A great way to showcase some of those expensive artisan salts that are out there now, and looks oh so stylish on the dinner table. They make great gifts! And no two are exactly alike.

They work for black pepper too. You can order yours by emailing me at crackpotstudios@gmail.com.

Hope Bowl

November 21, 2010

A friend of mine was getting remarried. It was a wonderful time for the broken pieces to be mended, so I offered up one of my crackpots as a wedding gift. It’s red oak from my family farm down in Mississippi. A big chunk of limb was broken off in a sudden storm (Did someone say metaphor?)

So my brother and I salvaged a few pieces and this one made it into a nice pot that developed almost two identical cracks on opposite sides. So I stitched one in waxed thread and the other I fashioned staples from cyclone fencing and inserted them after heating them with a propane torch.

After hammering on the staples a little I covered the back of their holes with some fine chckory coffee grounds and some glue to give them a little more character.

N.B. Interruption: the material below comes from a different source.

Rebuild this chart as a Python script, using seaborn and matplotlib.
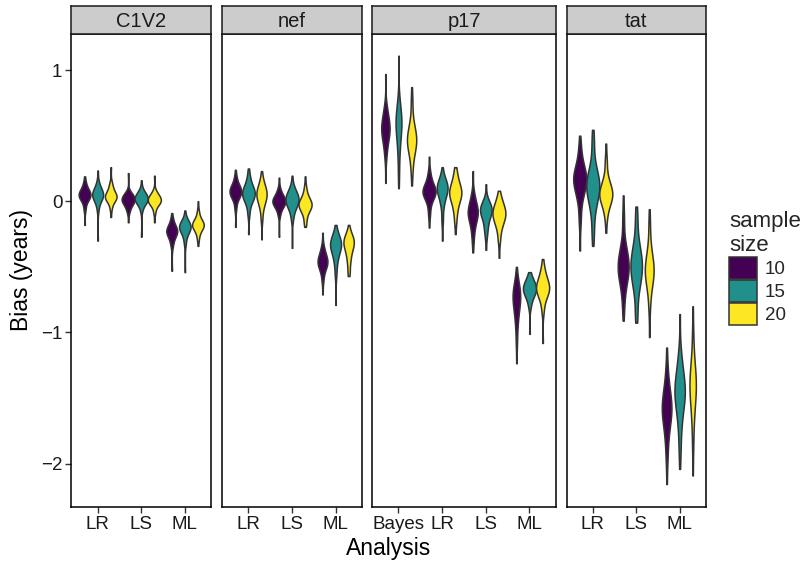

Since this crackpot is basically being mended by string and wire, I thought that was a nice symbol for his marriage.

Rosebud – SOLD

November 10, 2010

Reclaiming something thrown away, changing it and giving it a new life is one of the great things I like about what I do. This piece came from one of the many Bradford Pears that get knocked over in storms around here. The way these trees grow, they just branch out so much and the storm winds just twist them like screwing in a light bulb and something’s got to give. So the tree breaks and folks cut them up and put them to the curb to be hauled to the landfill.

When I spy them before the garbage guy gets them, I’ll pick through for pieces that it makes sense to turn into something other than firewood. This is just such a piece. This was a crotch from a tree where several limbs came together. And as I was cutting it, the shape of a rosebud sort of emerged, so that’s what I went with. It really started splitting on me before I was finished, it was that weak, so I bound it up and finished it and let it dry.

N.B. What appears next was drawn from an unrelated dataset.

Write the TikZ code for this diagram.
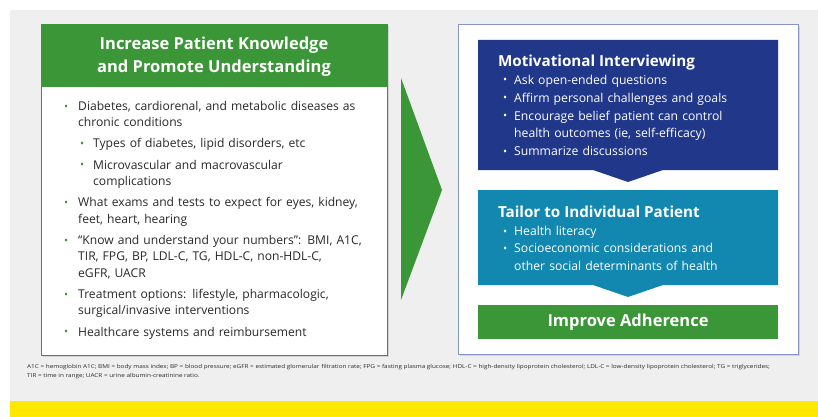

As a decorative feature, I drilled some holes in it and inserted some walnut and poplar dowels. Big bad bold splits emerged then closed up some as it dried. I then got some lacing and stitched up a couple of them, but saw some twigs on the ground and the idea of using them to bind the area around the hole came to mind and so I nailed them into place and sanded them down smooth.

It gives Rosebud a little more character and helps her find a place of prominence.